#### Source material
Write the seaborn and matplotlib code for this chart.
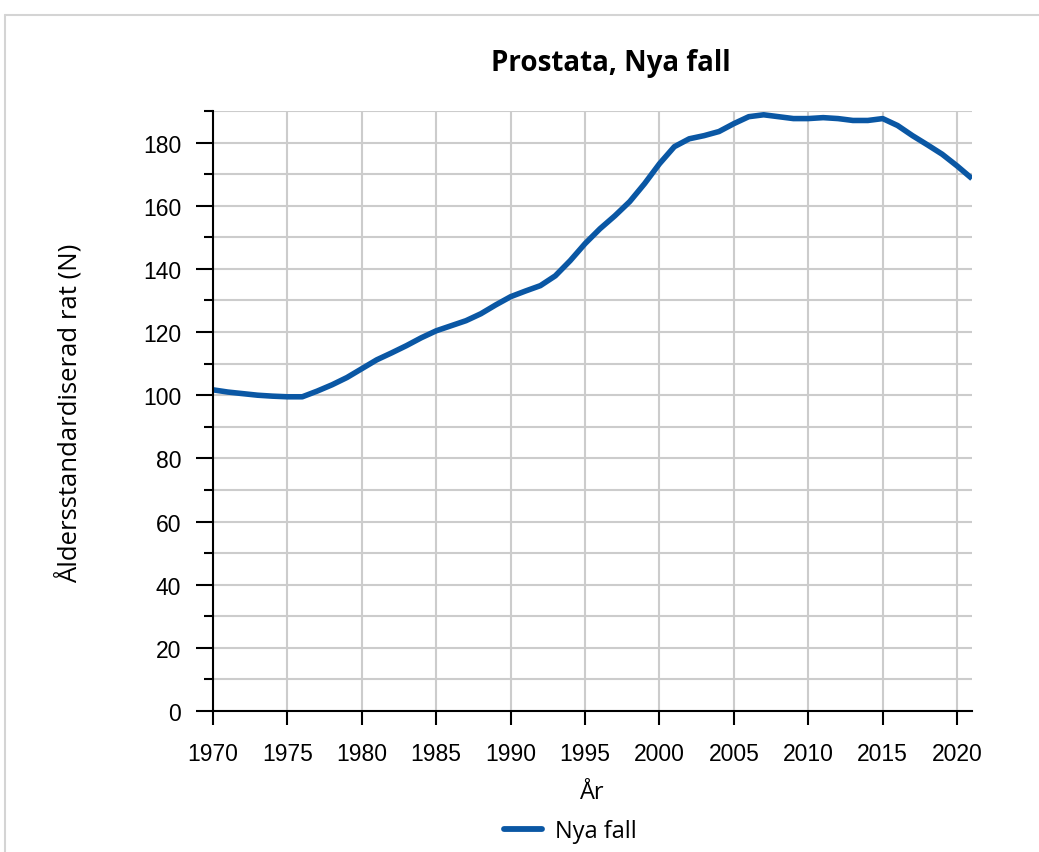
import pandas as pd
import numpy as np
import matplotlib.pyplot as plt
import seaborn as sns
from matplotlib.lines import Line2D

years = list(range(1970, 2022))
rates = [101.7, 101.0, 100.5, 100.0, 99.7, 99.5, 99.5, 101.3, 103.3, 105.6,
         108.4, 111.2, 113.4, 115.7, 118.2, 120.4, 122.0, 123.6, 125.8, 128.6,
         131.2, 133.0, 134.7, 137.8, 142.6, 148.0, 152.7, 156.8, 161.3, 167.0,
         173.3, 178.7, 181.2, 182.2, 183.5, 186.0, 188.2, 188.8, 188.2, 187.6,
         187.6, 187.9, 187.6, 187.0, 187.0, 187.6, 185.4, 182.2, 179.3, 176.3,
         172.6, 168.6]
series_name = 'Nya fall'
title = 'Prostata, Nya fall'
xlabel = 'År'
ylabel = 'Åldersstandardiserad rat (N)'

df = pd.DataFrame({'year': years, 'rate': rates})

sns.set_theme(style='white')
plt.rcParams['font.family'] = ['Liberation Sans', 'DejaVu Sans']
plt.rcParams['text.color'] = 'black'

fig = plt.figure(figsize=(10.39, 8.53), dpi=100)
ax = fig.add_axes([213 / 1039, 1 - 712 / 853, (972 - 213) / 1039, (712 - 112) / 853])

blue = '#0a57a4'
sns.lineplot(data=df, x='year', y='rate', ax=ax, color=blue, linewidth=4,
             legend=False, solid_capstyle='butt')

ax.set_xlim(1970, 2021)
ax.set_ylim(0, 190)
ax.set_xticks(np.arange(1970, 2021, 5))
ax.set_yticks(np.arange(0, 181, 20))
ax.set_yticks(np.arange(10, 191, 20), minor=True)
ax.grid(True, which='both', color='#cccccc', linewidth=1.5)
ax.set_axisbelow(True)
for s in ['top', 'right']:
    ax.spines[s].set_visible(False)
for s in ['left', 'bottom']:
    ax.spines[s].set_color('black')
    ax.spines[s].set_linewidth(1.5)
ax.tick_params(axis='x', which='major', direction='out', length=10, width=1.5,
               color='black', labelsize=16.5, labelcolor='black', pad=12, bottom=True)
ax.tick_params(axis='y', which='major', direction='out', length=12, width=1.5,
               color='black', labelsize=16.5, labelcolor='black', pad=11, left=True)
ax.tick_params(axis='y', which='minor', direction='out', length=6.5, width=1.5,
               color='black', left=True)
ax.set_xlabel('')
ax.set_ylabel('')

fig.text(611 / 1039, 1 - 63 / 853, title, ha='center', va='center', fontsize=20,
         fontweight='bold', family=['Open Sans', 'DejaVu Sans'])
fig.text(592 / 1039, 1 - 793 / 853, xlabel, ha='center', va='center', fontsize=17,
         family=['Open Sans', 'DejaVu Sans'])
fig.text(69 / 1039, 1 - 413 / 853, ylabel, ha='center', va='center', fontsize=18.5,
         rotation=90, family=['Open Sans', 'DejaVu Sans'])

handle = Line2D([], [], color=blue, linewidth=4.2)
fig.legend([handle], [series_name], loc='center', bbox_to_anchor=(570 / 1039, 1 - 832 / 853),
           frameon=False, prop={'family': 'Open Sans', 'size': 17}, handlelength=1.6,
           handletextpad=0.55)

# light frame around the chart area
fig.add_artist(Line2D([5 / 1039, 1], [1 - 16 / 853, 1 - 16 / 853], color='#d4d4d4',
                      linewidth=1.5, transform=fig.transFigure))
fig.add_artist(Line2D([5 / 1039, 5 / 1039], [0, 1 - 16 / 853], color='#d4d4d4',
                      linewidth=1.5, transform=fig.transFigure))

fig.savefig('out.png', dpi=100)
########
## Work instructions
Please extract exactly the lines of the data, from the first through the line containing "legend=False, solid_capstyle='butt')", and add no pictures to the copy.

## Solution to this task
Write the seaborn and matplotlib code for this chart.
import pandas as pd
import numpy as np
import matplotlib.pyplot as plt
import seaborn as sns
from matplotlib.lines import Line2D

years = list(range(1970, 2022))
rates = [101.7, 101.0, 100.5, 100.0, 99.7, 99.5, 99.5, 101.3, 103.3, 105.6,
         108.4, 111.2, 113.4, 115.7, 118.2, 120.4, 122.0, 123.6, 125.8, 128.6,
         131.2, 133.0, 134.7, 137.8, 142.6, 148.0, 152.7, 156.8, 161.3, 167.0,
         173.3, 178.7, 181.2, 182.2, 183.5, 186.0, 188.2, 188.8, 188.2, 187.6,
         187.6, 187.9, 187.6, 187.0, 187.0, 187.6, 185.4, 182.2, 179.3, 176.3,
         172.6, 168.6]
series_name = 'Nya fall'
title = 'Prostata, Nya fall'
xlabel = 'År'
ylabel = 'Åldersstandardiserad rat (N)'

df = pd.DataFrame({'year': years, 'rate': rates})

sns.set_theme(style='white')
plt.rcParams['font.family'] = ['Liberation Sans', 'DejaVu Sans']
plt.rcParams['text.color'] = 'black'

fig = plt.figure(figsize=(10.39, 8.53), dpi=100)
ax = fig.add_axes([213 / 1039, 1 - 712 / 853, (972 - 213) / 1039, (712 - 112) / 853])

blue = '#0a57a4'
sns.lineplot(data=df, x='year', y='rate', ax=ax, color=blue, linewidth=4,
             legend=False, solid_capstyle='butt')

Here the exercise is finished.